§ **Your instructions**
Every line below should be copied exactly; drop the pictures.

§ **Dataset section**
Start
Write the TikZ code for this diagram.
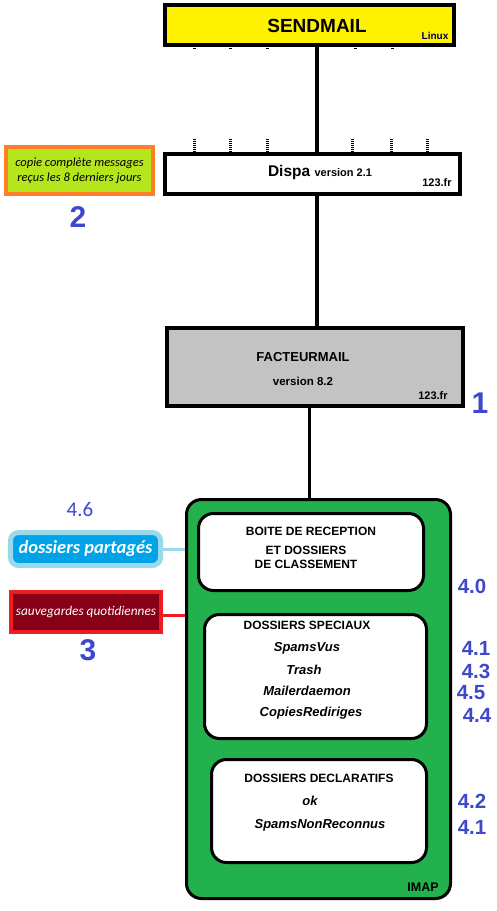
\documentclass[tikz,border=0pt]{standalone}
\usepackage{fontspec}
\setmainfont{Liberation Sans}
\newfontfamily\calibri{Carlito}
\usetikzlibrary{positioning}
\definecolor{mailyellow}{HTML}{FFF200}
\definecolor{lime}{HTML}{B5E61D}
\definecolor{mailorange}{HTML}{FF7F27}
\definecolor{mailgray}{HTML}{C3C3C3}
\definecolor{imapgreen}{HTML}{22B14C}
\definecolor{numblue}{HTML}{3F48CC}
\definecolor{skyblue}{HTML}{00A2E8}
\definecolor{paleblue}{HTML}{99D9EA}
\definecolor{darkred}{HTML}{880015}
\definecolor{mailred}{HTML}{ED1C24}
\tikzset{%
	block/.style    = {draw, line width=4pt, rectangle, inner sep=0pt},
	folder/.style   = {draw, line width=3pt, rectangle, rounded corners=15pt, fill=white, inner sep=0pt},
	bignum/.style   = {text=numblue, inner sep=0pt, font=\bfseries\fontsize{30}{30}\selectfont},
	subnum/.style   = {text=numblue, inner sep=0pt, font=\bfseries\fontsize{20.5}{20.5}\selectfont},
	title/.style    = {inner sep=0pt, align=center, font=\bfseries\fontsize{12}{14}\selectfont},
	entry/.style    = {inner sep=0pt, font=\bfseries\itshape\fontsize{13}{14}\selectfont},
	tag/.style      = {inner sep=0pt, font=\bfseries\fontsize{11}{11}\selectfont},
	spine/.style    = {line width=4pt}
}

\begin{document}
\begin{tikzpicture}[x=1pt,y=-1pt]
	\useasboundingbox (0,0) rectangle (497,911);
	\coordinate (axis) at (317,0);
	\coordinate (axisb) at (309,0);

	% serveurs
	\node[block, fill=mailyellow, minimum width=289pt, minimum height=40pt] (sendmail) at (309.5,25) {};
	\node[inner sep=0pt, font=\bfseries\fontsize{19}{19}\selectfont] (sendmailtxt) at (317,26) {SENDMAIL};
	\node[tag, text=black!70!blue, font=\bfseries\fontsize{10}{10}\selectfont] (linux) at (435,36) {Linux};

	\node[block, fill=white, minimum width=295pt, minimum height=40pt] (dispa) at (312.5,174) {};
	\node[inner sep=0pt] (dispatxt) at (320,172) {\bfseries\fontsize{15.5}{15.5}\selectfont Dispa \fontsize{11}{11}\selectfont version 2.1};
	\node[tag] (dispafr) at (437,183) {123.fr};

	\node[block, fill=mailgray, minimum width=296pt, minimum height=78pt] (facteur) at (315,367) {};
	\node[inner sep=0pt, font=\bfseries\fontsize{13}{13}\selectfont] (facteurtxt) at (303,357) {FACTEURMAIL};
	\node[inner sep=0pt, font=\bfseries\fontsize{11.5}{11.5}\selectfont] (facteurver) at (303,381) {version 8.2};
	\node[tag] (facteurfr) at (433,396) {123.fr};

	\draw[spine] (axis |- sendmail.south) -- (axis |- dispa.north);
	\draw[spine] (axis |- dispa.south) -- (axis |- facteur.north);
	\foreach \x in {194,230,267,352,391,427}
		\draw[line width=3pt, dash pattern=on 1pt off 1pt] (\x,139) -- (\x,152);
	\foreach \x in {194,230,267,355,392}
		\draw[line width=3pt] (\x,47.5) -- (\x,48.5);

	% boite imap
	\node[draw, line width=3pt, rectangle, rounded corners=15pt, fill=imapgreen, inner sep=0pt,
		minimum width=264pt, minimum height=399pt] (imap) at (318.5,699) {};
	\draw[line width=3pt] (axisb |- facteur.south) -- (axisb |- imap.north);
	\node[tag, font=\bfseries\fontsize{12.5}{12.5}\selectfont] (imaptxt) at (423,887) {IMAP};

	\node[folder, minimum width=225pt, minimum height=77pt] (reception) at (311,552) {};
	\node[title] (receptiontxt) at (311,531) {BOITE DE RECEPTION};
	\node[title] (classement) at (306,557) {ET DOSSIERS\\DE CLASSEMENT};

	\node[folder, minimum width=222pt, minimum height=124pt] (speciaux) at (315.5,676.5) {};
	\node[title] (speciauxtxt) at (307,625) {DOSSIERS SPECIAUX};
	\node[entry] (spamsvus) at (307,648) {SpamsVus};
	\node[entry] (trash) at (304,670) {Trash};
	\node[entry] (mailer) at (307,691) {Mailerdaemon};
	\node[entry] (copies) at (311,713) {CopiesRediriges};

	\node[folder, minimum width=215pt, minimum height=103pt] (declaratifs) at (319,811) {};
	\node[title] (declaratifstxt) at (319,778) {DOSSIERS DECLARATIFS};
	\node[entry] (ok) at (310,801) {ok};
	\node[entry] (nonreconnus) at (320,825) {SpamsNonReconnus};

	% numeros
	\node[subnum] (n40) at (472,586) {4.0};
	\node[subnum] (n41) at (476,648) {4.1};
	\node[subnum] (n43) at (476,671) {4.3};
	\node[subnum] (n45) at (471,693) {4.5};
	\node[subnum] (n44) at (477,715) {4.4};
	\node[subnum] (n42) at (472,801) {4.2};
	\node[subnum] (n41b) at (472,827) {4.1};
	\node[bignum] (n1) at (480,403) {1};
	\node[bignum] (n2) at (78,217) {2};
	\node[bignum] (n3) at (88,650) {3};
	\node[inner sep=0pt, text=numblue, font=\calibri\fontsize{21}{21}\selectfont] (n46) at (80,509) {4.6};

	% annexes
	\node[block, draw=mailorange, fill=lime, minimum width=147pt, minimum height=47pt, align=center,
		font=\calibri\itshape\fontsize{12.5}{15}\selectfont] (copie) at (79.5,170.5)
		{copie complète messages\\reçus les 8 derniers jours};
	\node[draw=paleblue, line width=5pt, rectangle, rounded corners=8pt, fill=skyblue, inner sep=0pt,
		minimum width=150pt, minimum height=33pt, text=white,
		font=\calibri\bfseries\itshape\fontsize{18.5}{18.5}\selectfont] (partages) at (85.5,549) {dossiers partagés};
	\node[block, draw=mailred, fill=darkred, minimum width=150pt, minimum height=40pt, text=white,
		font=\calibri\itshape\fontsize{13.3}{13.3}\selectfont] (sauvegardes) at (86,612) {sauvegardes quotidiennes};
	\draw[line width=3pt, paleblue] (partages.east) -- (partages.east -| imap.west);
	\draw[line width=3pt, mailred] (sauvegardes.east |- 0,615) -- (imap.west |- 0,615);
\end{tikzpicture}
\end{document}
End
§ **Output**
Write the TikZ code for this diagram.
\documentclass[tikz,border=0pt]{standalone}
\usepackage{fontspec}
\setmainfont{Liberation Sans}
\newfontfamily\calibri{Carlito}
\usetikzlibrary{positioning}
\definecolor{mailyellow}{HTML}{FFF200}
\definecolor{lime}{HTML}{B5E61D}
\definecolor{mailorange}{HTML}{FF7F27}
\definecolor{mailgray}{HTML}{C3C3C3}
\definecolor{imapgreen}{HTML}{22B14C}
\definecolor{numblue}{HTML}{3F48CC}
\definecolor{skyblue}{HTML}{00A2E8}
\definecolor{paleblue}{HTML}{99D9EA}
\definecolor{darkred}{HTML}{880015}
\definecolor{mailred}{HTML}{ED1C24}
\tikzset{%
	block/.style    = {draw, line width=4pt, rectangle, inner sep=0pt},
	folder/.style   = {draw, line width=3pt, rectangle, rounded corners=15pt, fill=white, inner sep=0pt},
	bignum/.style   = {text=numblue, inner sep=0pt, font=\bfseries\fontsize{30}{30}\selectfont},
	subnum/.style   = {text=numblue, inner sep=0pt, font=\bfseries\fontsize{20.5}{20.5}\selectfont},
	title/.style    = {inner sep=0pt, align=center, font=\bfseries\fontsize{12}{14}\selectfont},
	entry/.style    = {inner sep=0pt, font=\bfseries\itshape\fontsize{13}{14}\selectfont},
	tag/.style      = {inner sep=0pt, font=\bfseries\fontsize{11}{11}\selectfont},
	spine/.style    = {line width=4pt}
}

\begin{document}
\begin{tikzpicture}[x=1pt,y=-1pt]
	\useasboundingbox (0,0) rectangle (497,911);
	\coordinate (axis) at (317,0);
	\coordinate (axisb) at (309,0);

	% serveurs
	\node[block, fill=mailyellow, minimum width=289pt, minimum height=40pt] (sendmail) at (309.5,25) {};
	\node[inner sep=0pt, font=\bfseries\fontsize{19}{19}\selectfont] (sendmailtxt) at (317,26) {SENDMAIL};
	\node[tag, text=black!70!blue, font=\bfseries\fontsize{10}{10}\selectfont] (linux) at (435,36) {Linux};

	\node[block, fill=white, minimum width=295pt, minimum height=40pt] (dispa) at (312.5,174) {};
	\node[inner sep=0pt] (dispatxt) at (320,172) {\bfseries\fontsize{15.5}{15.5}\selectfont Dispa \fontsize{11}{11}\selectfont version 2.1};
	\node[tag] (dispafr) at (437,183) {123.fr};

	\node[block, fill=mailgray, minimum width=296pt, minimum height=78pt] (facteur) at (315,367) {};
	\node[inner sep=0pt, font=\bfseries\fontsize{13}{13}\selectfont] (facteurtxt) at (303,357) {FACTEURMAIL};
	\node[inner sep=0pt, font=\bfseries\fontsize{11.5}{11.5}\selectfont] (facteurver) at (303,381) {version 8.2};
	\node[tag] (facteurfr) at (433,396) {123.fr};

	\draw[spine] (axis |- sendmail.south) -- (axis |- dispa.north);
	\draw[spine] (axis |- dispa.south) -- (axis |- facteur.north);
	\foreach \x in {194,230,267,352,391,427}
		\draw[line width=3pt, dash pattern=on 1pt off 1pt] (\x,139) -- (\x,152);
	\foreach \x in {194,230,267,355,392}
		\draw[line width=3pt] (\x,47.5) -- (\x,48.5);

	% boite imap
	\node[draw, line width=3pt, rectangle, rounded corners=15pt, fill=imapgreen, inner sep=0pt,
		minimum width=264pt, minimum height=399pt] (imap) at (318.5,699) {};
	\draw[line width=3pt] (axisb |- facteur.south) -- (axisb |- imap.north);
	\node[tag, font=\bfseries\fontsize{12.5}{12.5}\selectfont] (imaptxt) at (423,887) {IMAP};

	\node[folder, minimum width=225pt, minimum height=77pt] (reception) at (311,552) {};
	\node[title] (receptiontxt) at (311,531) {BOITE DE RECEPTION};
	\node[title] (classement) at (306,557) {ET DOSSIERS\\DE CLASSEMENT};

	\node[folder, minimum width=222pt, minimum height=124pt] (speciaux) at (315.5,676.5) {};
	\node[title] (speciauxtxt) at (307,625) {DOSSIERS SPECIAUX};
	\node[entry] (spamsvus) at (307,648) {SpamsVus};
	\node[entry] (trash) at (304,670) {Trash};
	\node[entry] (mailer) at (307,691) {Mailerdaemon};
	\node[entry] (copies) at (311,713) {CopiesRediriges};

	\node[folder, minimum width=215pt, minimum height=103pt] (declaratifs) at (319,811) {};
	\node[title] (declaratifstxt) at (319,778) {DOSSIERS DECLARATIFS};
	\node[entry] (ok) at (310,801) {ok};
	\node[entry] (nonreconnus) at (320,825) {SpamsNonReconnus};

	% numeros
	\node[subnum] (n40) at (472,586) {4.0};
	\node[subnum] (n41) at (476,648) {4.1};
	\node[subnum] (n43) at (476,671) {4.3};
	\node[subnum] (n45) at (471,693) {4.5};
	\node[subnum] (n44) at (477,715) {4.4};
	\node[subnum] (n42) at (472,801) {4.2};
	\node[subnum] (n41b) at (472,827) {4.1};
	\node[bignum] (n1) at (480,403) {1};
	\node[bignum] (n2) at (78,217) {2};
	\node[bignum] (n3) at (88,650) {3};
	\node[inner sep=0pt, text=numblue, font=\calibri\fontsize{21}{21}\selectfont] (n46) at (80,509) {4.6};

	% annexes
	\node[block, draw=mailorange, fill=lime, minimum width=147pt, minimum height=47pt, align=center,
		font=\calibri\itshape\fontsize{12.5}{15}\selectfont] (copie) at (79.5,170.5)
		{copie complète messages\\reçus les 8 derniers jours};
	\node[draw=paleblue, line width=5pt, rectangle, rounded corners=8pt, fill=skyblue, inner sep=0pt,
		minimum width=150pt, minimum height=33pt, text=white,
		font=\calibri\bfseries\itshape\fontsize{18.5}{18.5}\selectfont] (partages) at (85.5,549) {dossiers partagés};
	\node[block, draw=mailred, fill=darkred, minimum width=150pt, minimum height=40pt, text=white,
		font=\calibri\itshape\fontsize{13.3}{13.3}\selectfont] (sauvegardes) at (86,612) {sauvegardes quotidiennes};
	\draw[line width=3pt, paleblue] (partages.east) -- (partages.east -| imap.west);
	\draw[line width=3pt, mailred] (sauvegardes.east |- 0,615) -- (imap.west |- 0,615);
\end{tikzpicture}
\end{document}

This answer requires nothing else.